## [SET TASK]
Set down the data below without change, skipping the pictures it holds.
________
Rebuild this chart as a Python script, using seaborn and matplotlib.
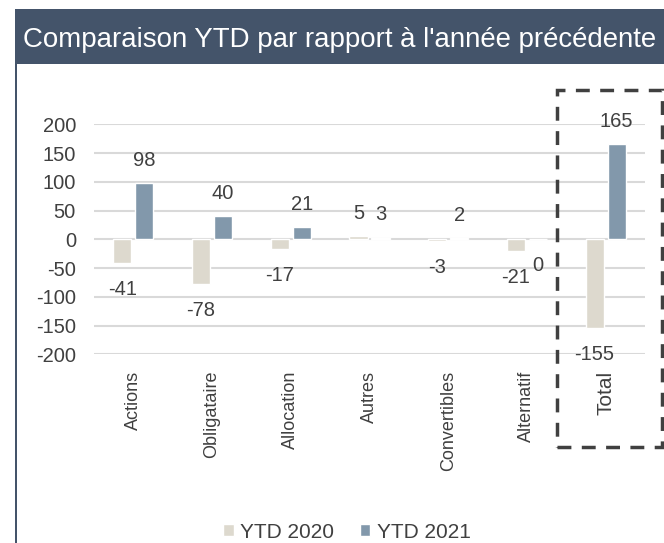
import seaborn as sns
import pandas as pd
import matplotlib.pyplot as plt
from matplotlib.patches import Rectangle

categories = ['Actions', 'Obligataire', 'Allocation', 'Autres', 'Convertibles', 'Alternatif', 'Total']
ytd_2020 = [-41, -78, -17, 5, -3, -21, -155]
ytd_2021 = [98, 40, 21, 3, 2, 0, 165]
series = ['YTD 2020', 'YTD 2021']
yticks = [-200, -150, -100, -50, 0, 50, 100, 150, 200]

df = pd.DataFrame({
    'cat': categories * 2,
    'val': ytd_2020 + ytd_2021,
    'year': [series[0]] * len(categories) + [series[1]] * len(categories),
})

sns.set_style('white')
plt.rcParams['font.family'] = ['Liberation Sans', 'DejaVu Sans']
txt = '#404040'
W, H = 664, 543

fig = plt.figure(figsize=(W / 100, H / 100), dpi=100)
ax = fig.add_axes([94 / W, 1 - 354.3 / H, 551 / W, 230 / H])

sns.barplot(data=df, x='cat', y='val', hue='year', palette=['#ddd9ce', '#8298ab'],
            saturation=1, width=0.56, gap=0.18, ax=ax)

ax.set_ylim(-200, 200)
ax.set_xlim(-0.5, len(categories) - 0.5)
ax.set_yticks(yticks)
ax.set_yticklabels([str(t) for t in yticks], fontsize=14.5, color=txt)
ax.set_xticks(range(len(categories)))
ax.set_xticklabels(categories, rotation=90, fontsize=13, color=txt)
ax.get_xticklabels()[-1].set_fontsize(15)  # total label is bigger
ax.tick_params(axis='y', length=0, pad=13)
ax.tick_params(axis='x', length=0, pad=12)
ax.set_xlabel('')
ax.set_ylabel('')
ax.grid(axis='y', color='#d9d9d9', linewidth=1.5)
ax.set_axisbelow(True)
for s in ax.spines.values():
    s.set_visible(False)

# data labels
for cont, vals in zip(ax.containers, [ytd_2020, ytd_2021]):
    for bar, v in zip(cont, vals):
        xc = bar.get_x() + bar.get_width() / 2
        off = 16.5 if v > 0 else -19
        ax.annotate(str(v), (xc, v), xytext=(0, off), textcoords='offset points',
                    ha='center', va='center', fontsize=14.5, color=txt, annotation_clip=False)

sns.move_legend(ax, 'center', bbox_to_anchor=(347 / W, 1 - 532 / H), bbox_transform=fig.transFigure,
                ncol=2, frameon=False, title=None, fontsize=15, handlelength=0.5, handleheight=0.5,
                handletextpad=0.3, columnspacing=1.25)
for t in ax.get_legend().get_texts():
    t.set_color(txt)

# header band and left border
fig.patches.append(Rectangle((15 / W, 1 - 64 / H), (W - 15) / W, 55 / H, transform=fig.transFigure,
                             facecolor='#44546a', edgecolor='none', zorder=0))
fig.patches.append(Rectangle((15 / W, 0), 2 / W, 1 - 64 / H, transform=fig.transFigure,
                             facecolor='#44546a', edgecolor='none', zorder=0))
fig.text(23 / W, 1 - 47 / H, "Comparaison YTD par rapport à l'année précédente", color='white',
         fontsize=19.9, ha='left', va='baseline')

# dashed box around total
fig.patches.append(Rectangle((557 / W, 1 - 447 / H), 105 / W, 357 / H, transform=fig.transFigure,
                             facecolor='none', edgecolor='#404040', linewidth=2.5,
                             linestyle=(0, (4, 3)), zorder=5))

fig.savefig('out.png', dpi=100)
________
## [WRITTEN RESPONSE]
Rebuild this chart as a Python script, using seaborn and matplotlib.
import seaborn as sns
import pandas as pd
import matplotlib.pyplot as plt
from matplotlib.patches import Rectangle

categories = ['Actions', 'Obligataire', 'Allocation', 'Autres', 'Convertibles', 'Alternatif', 'Total']
ytd_2020 = [-41, -78, -17, 5, -3, -21, -155]
ytd_2021 = [98, 40, 21, 3, 2, 0, 165]
series = ['YTD 2020', 'YTD 2021']
yticks = [-200, -150, -100, -50, 0, 50, 100, 150, 200]

df = pd.DataFrame({
    'cat': categories * 2,
    'val': ytd_2020 + ytd_2021,
    'year': [series[0]] * len(categories) + [series[1]] * len(categories),
})

sns.set_style('white')
plt.rcParams['font.family'] = ['Liberation Sans', 'DejaVu Sans']
txt = '#404040'
W, H = 664, 543

fig = plt.figure(figsize=(W / 100, H / 100), dpi=100)
ax = fig.add_axes([94 / W, 1 - 354.3 / H, 551 / W, 230 / H])

sns.barplot(data=df, x='cat', y='val', hue='year', palette=['#ddd9ce', '#8298ab'],
            saturation=1, width=0.56, gap=0.18, ax=ax)

ax.set_ylim(-200, 200)
ax.set_xlim(-0.5, len(categories) - 0.5)
ax.set_yticks(yticks)
ax.set_yticklabels([str(t) for t in yticks], fontsize=14.5, color=txt)
ax.set_xticks(range(len(categories)))
ax.set_xticklabels(categories, rotation=90, fontsize=13, color=txt)
ax.get_xticklabels()[-1].set_fontsize(15)  # total label is bigger
ax.tick_params(axis='y', length=0, pad=13)
ax.tick_params(axis='x', length=0, pad=12)
ax.set_xlabel('')
ax.set_ylabel('')
ax.grid(axis='y', color='#d9d9d9', linewidth=1.5)
ax.set_axisbelow(True)
for s in ax.spines.values():
    s.set_visible(False)

# data labels
for cont, vals in zip(ax.containers, [ytd_2020, ytd_2021]):
    for bar, v in zip(cont, vals):
        xc = bar.get_x() + bar.get_width() / 2
        off = 16.5 if v > 0 else -19
        ax.annotate(str(v), (xc, v), xytext=(0, off), textcoords='offset points',
                    ha='center', va='center', fontsize=14.5, color=txt, annotation_clip=False)

sns.move_legend(ax, 'center', bbox_to_anchor=(347 / W, 1 - 532 / H), bbox_transform=fig.transFigure,
                ncol=2, frameon=False, title=None, fontsize=15, handlelength=0.5, handleheight=0.5,
                handletextpad=0.3, columnspacing=1.25)
for t in ax.get_legend().get_texts():
    t.set_color(txt)

# header band and left border
fig.patches.append(Rectangle((15 / W, 1 - 64 / H), (W - 15) / W, 55 / H, transform=fig.transFigure,
                             facecolor='#44546a', edgecolor='none', zorder=0))
fig.patches.append(Rectangle((15 / W, 0), 2 / W, 1 - 64 / H, transform=fig.transFigure,
                             facecolor='#44546a', edgecolor='none', zorder=0))
fig.text(23 / W, 1 - 47 / H, "Comparaison YTD par rapport à l'année précédente", color='white',
         fontsize=19.9, ha='left', va='baseline')

# dashed box around total
fig.patches.append(Rectangle((557 / W, 1 - 447 / H), 105 / W, 357 / H, transform=fig.transFigure,
                             facecolor='none', edgecolor='#404040', linewidth=2.5,
                             linestyle=(0, (4, 3)), zorder=5))

fig.savefig('out.png', dpi=100)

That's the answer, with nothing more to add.